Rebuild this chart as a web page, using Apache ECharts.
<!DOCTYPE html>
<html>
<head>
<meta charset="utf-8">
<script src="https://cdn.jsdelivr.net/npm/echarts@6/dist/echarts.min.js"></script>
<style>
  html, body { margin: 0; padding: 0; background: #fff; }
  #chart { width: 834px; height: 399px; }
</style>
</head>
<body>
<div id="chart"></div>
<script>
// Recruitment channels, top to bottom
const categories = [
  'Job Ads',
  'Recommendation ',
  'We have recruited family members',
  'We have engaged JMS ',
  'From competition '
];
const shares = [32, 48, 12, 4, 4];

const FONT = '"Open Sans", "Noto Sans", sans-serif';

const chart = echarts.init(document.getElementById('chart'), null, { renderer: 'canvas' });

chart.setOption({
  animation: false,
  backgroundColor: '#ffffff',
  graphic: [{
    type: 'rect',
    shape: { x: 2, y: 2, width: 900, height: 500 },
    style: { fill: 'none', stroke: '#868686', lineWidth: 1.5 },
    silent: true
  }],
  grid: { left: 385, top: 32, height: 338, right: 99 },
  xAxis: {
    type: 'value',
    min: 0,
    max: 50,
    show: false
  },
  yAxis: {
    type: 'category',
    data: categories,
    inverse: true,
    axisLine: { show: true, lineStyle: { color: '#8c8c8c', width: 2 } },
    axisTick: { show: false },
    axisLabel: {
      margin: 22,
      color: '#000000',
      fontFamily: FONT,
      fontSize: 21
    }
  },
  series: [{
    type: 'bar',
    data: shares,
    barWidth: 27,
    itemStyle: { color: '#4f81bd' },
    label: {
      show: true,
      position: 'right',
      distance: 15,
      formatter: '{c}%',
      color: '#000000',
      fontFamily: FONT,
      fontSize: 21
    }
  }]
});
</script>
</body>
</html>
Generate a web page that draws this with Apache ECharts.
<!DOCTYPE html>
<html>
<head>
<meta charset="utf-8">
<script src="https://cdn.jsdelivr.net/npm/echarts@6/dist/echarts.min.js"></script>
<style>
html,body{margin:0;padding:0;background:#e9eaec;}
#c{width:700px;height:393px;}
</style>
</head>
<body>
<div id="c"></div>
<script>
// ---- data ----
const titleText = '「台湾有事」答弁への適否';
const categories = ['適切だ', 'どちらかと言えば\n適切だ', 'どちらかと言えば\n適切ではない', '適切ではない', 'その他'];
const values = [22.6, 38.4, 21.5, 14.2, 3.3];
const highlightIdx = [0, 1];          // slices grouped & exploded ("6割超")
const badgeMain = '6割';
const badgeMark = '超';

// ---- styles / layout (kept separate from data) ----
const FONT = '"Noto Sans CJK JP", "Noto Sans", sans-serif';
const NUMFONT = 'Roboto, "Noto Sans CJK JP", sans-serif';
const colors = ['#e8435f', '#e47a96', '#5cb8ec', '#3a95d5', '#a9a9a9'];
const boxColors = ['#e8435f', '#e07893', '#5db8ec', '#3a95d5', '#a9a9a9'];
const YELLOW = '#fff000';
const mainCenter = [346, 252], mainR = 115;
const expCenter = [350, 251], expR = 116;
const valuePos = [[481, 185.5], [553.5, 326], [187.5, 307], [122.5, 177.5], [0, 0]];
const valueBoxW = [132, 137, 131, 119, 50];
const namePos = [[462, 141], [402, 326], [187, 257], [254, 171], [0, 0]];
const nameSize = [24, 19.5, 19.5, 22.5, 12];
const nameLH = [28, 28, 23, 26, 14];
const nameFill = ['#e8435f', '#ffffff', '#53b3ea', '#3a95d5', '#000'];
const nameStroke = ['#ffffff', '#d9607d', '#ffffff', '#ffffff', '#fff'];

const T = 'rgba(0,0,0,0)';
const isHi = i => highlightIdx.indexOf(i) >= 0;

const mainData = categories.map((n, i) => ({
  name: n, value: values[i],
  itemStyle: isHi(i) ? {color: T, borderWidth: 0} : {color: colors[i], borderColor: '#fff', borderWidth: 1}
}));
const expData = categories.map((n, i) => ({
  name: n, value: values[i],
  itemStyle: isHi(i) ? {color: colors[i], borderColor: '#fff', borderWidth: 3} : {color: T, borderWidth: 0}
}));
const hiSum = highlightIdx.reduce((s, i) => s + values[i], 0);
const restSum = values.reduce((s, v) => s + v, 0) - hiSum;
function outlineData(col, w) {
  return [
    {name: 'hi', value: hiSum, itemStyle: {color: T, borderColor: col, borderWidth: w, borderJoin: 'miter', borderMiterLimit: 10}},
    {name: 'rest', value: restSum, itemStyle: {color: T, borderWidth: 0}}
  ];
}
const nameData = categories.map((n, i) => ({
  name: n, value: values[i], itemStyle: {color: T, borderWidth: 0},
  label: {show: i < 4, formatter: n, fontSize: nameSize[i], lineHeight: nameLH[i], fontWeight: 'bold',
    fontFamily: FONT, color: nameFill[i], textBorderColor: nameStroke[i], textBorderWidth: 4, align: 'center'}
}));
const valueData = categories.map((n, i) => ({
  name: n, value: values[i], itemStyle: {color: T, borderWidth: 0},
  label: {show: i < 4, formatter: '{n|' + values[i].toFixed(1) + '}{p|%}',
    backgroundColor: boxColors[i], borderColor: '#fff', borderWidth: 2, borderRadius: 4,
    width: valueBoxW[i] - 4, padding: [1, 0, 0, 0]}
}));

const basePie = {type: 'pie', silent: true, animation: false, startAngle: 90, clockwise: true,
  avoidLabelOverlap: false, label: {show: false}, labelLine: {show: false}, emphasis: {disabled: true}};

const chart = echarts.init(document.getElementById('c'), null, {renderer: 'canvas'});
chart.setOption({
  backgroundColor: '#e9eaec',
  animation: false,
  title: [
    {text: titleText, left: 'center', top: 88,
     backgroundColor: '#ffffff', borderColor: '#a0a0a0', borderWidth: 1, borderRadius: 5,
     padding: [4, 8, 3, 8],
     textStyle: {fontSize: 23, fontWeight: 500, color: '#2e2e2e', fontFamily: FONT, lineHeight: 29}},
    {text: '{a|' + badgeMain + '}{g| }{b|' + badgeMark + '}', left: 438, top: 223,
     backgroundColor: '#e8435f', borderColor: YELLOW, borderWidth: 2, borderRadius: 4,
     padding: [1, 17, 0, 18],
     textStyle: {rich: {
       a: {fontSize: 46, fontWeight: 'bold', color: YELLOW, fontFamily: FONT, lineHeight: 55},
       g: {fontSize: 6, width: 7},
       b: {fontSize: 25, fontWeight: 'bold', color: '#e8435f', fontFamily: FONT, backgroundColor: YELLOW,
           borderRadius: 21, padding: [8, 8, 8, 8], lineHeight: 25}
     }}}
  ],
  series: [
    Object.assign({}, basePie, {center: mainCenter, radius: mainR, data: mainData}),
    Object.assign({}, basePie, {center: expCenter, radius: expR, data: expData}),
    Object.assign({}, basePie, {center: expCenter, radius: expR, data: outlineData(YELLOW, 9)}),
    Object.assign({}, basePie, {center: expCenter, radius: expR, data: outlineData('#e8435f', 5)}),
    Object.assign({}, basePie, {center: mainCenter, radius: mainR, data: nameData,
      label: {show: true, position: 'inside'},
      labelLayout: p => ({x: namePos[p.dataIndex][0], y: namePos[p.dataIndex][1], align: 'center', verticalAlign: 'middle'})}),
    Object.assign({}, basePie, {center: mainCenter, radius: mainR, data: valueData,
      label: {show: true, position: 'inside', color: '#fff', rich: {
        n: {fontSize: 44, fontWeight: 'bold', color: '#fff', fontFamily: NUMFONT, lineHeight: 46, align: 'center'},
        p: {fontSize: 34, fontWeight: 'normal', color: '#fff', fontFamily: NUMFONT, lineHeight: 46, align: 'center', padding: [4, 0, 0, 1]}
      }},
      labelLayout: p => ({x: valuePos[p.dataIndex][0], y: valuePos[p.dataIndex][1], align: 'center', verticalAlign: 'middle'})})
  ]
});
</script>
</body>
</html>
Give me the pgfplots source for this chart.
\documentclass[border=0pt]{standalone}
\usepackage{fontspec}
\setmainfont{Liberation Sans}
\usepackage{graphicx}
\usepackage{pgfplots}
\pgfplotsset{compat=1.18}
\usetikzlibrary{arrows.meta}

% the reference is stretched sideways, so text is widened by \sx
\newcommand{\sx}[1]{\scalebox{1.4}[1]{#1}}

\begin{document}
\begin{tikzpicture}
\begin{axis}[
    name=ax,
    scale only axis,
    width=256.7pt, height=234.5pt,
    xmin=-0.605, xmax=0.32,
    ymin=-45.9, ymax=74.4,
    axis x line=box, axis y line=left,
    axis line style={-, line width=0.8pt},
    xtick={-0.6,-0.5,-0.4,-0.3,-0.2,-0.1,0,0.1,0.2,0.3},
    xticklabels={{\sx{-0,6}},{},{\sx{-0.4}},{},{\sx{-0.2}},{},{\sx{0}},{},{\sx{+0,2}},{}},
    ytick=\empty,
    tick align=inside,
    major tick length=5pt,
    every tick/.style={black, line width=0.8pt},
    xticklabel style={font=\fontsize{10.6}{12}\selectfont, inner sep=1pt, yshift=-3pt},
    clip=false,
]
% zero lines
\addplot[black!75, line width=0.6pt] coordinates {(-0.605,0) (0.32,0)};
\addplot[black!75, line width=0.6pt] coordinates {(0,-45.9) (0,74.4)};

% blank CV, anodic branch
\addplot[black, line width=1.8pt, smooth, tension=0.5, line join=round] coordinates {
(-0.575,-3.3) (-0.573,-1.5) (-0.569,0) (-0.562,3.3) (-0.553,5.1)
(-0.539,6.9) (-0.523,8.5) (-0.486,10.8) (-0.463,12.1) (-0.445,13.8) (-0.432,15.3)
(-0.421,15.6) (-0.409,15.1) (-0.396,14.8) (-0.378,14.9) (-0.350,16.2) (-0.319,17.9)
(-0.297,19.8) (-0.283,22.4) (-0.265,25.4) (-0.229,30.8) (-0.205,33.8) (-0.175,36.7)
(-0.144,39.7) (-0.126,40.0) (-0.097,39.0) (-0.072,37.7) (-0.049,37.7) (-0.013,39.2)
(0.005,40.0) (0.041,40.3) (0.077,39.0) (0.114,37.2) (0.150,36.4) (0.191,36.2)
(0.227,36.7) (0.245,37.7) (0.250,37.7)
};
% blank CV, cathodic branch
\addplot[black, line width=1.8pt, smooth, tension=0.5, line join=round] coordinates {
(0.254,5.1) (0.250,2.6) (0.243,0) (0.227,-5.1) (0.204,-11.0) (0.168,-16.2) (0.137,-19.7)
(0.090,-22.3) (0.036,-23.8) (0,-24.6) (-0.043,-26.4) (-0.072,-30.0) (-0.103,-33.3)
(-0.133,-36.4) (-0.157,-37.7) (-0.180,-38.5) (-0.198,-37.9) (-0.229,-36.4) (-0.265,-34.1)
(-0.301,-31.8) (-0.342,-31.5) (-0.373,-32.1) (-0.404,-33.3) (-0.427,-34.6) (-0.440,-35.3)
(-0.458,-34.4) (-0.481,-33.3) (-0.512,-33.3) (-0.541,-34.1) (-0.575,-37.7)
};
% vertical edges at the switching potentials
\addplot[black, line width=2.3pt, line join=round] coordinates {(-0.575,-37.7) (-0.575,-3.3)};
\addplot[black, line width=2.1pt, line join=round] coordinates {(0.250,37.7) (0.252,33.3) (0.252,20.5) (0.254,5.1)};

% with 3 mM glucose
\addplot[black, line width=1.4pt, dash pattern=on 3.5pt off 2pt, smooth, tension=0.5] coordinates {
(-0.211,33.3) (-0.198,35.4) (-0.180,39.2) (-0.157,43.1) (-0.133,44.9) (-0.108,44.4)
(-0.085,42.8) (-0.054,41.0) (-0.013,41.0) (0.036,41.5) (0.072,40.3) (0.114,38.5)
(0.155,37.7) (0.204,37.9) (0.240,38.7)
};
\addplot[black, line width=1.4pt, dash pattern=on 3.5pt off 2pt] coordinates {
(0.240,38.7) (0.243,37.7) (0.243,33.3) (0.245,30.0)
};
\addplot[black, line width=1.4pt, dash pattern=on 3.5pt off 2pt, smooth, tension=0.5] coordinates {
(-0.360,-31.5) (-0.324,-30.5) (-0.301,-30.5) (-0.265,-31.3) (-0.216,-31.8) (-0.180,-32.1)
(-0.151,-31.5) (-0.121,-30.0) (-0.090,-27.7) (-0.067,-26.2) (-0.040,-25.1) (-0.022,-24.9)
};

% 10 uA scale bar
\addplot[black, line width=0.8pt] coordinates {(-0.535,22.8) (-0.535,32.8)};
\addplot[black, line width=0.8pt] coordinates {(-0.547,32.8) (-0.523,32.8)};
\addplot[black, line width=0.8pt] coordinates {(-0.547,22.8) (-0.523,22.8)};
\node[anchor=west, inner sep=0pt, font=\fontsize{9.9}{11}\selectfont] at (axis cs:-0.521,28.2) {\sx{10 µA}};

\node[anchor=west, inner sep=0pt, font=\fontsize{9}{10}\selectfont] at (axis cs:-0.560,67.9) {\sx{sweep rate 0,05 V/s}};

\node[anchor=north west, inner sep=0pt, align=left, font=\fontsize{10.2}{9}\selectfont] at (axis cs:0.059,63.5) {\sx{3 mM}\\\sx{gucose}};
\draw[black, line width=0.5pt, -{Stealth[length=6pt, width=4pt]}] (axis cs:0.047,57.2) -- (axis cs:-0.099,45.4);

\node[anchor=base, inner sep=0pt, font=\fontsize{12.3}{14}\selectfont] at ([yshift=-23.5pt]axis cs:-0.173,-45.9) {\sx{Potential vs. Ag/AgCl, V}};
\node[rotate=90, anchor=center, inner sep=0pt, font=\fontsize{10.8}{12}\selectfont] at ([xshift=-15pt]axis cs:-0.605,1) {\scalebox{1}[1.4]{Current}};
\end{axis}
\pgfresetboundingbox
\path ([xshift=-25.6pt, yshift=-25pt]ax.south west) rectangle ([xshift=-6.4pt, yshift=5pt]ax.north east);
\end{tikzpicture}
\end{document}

## Stated goal
Nothing but the lines from the one with "Generate a web" through the one with "const badgeMark = '超';" should be repeated, and each exactly.

## Written solution
Generate a web page that draws this with Apache ECharts.
<!DOCTYPE html>
<html>
<head>
<meta charset="utf-8">
<script src="https://cdn.jsdelivr.net/npm/echarts@6/dist/echarts.min.js"></script>
<style>
html,body{margin:0;padding:0;background:#e9eaec;}
#c{width:700px;height:393px;}
</style>
</head>
<body>
<div id="c"></div>
<script>
// ---- data ----
const titleText = '「台湾有事」答弁への適否';
const categories = ['適切だ', 'どちらかと言えば\n適切だ', 'どちらかと言えば\n適切ではない', '適切ではない', 'その他'];
const values = [22.6, 38.4, 21.5, 14.2, 3.3];
const highlightIdx = [0, 1];          // slices grouped & exploded ("6割超")
const badgeMain = '6割';
const badgeMark = '超';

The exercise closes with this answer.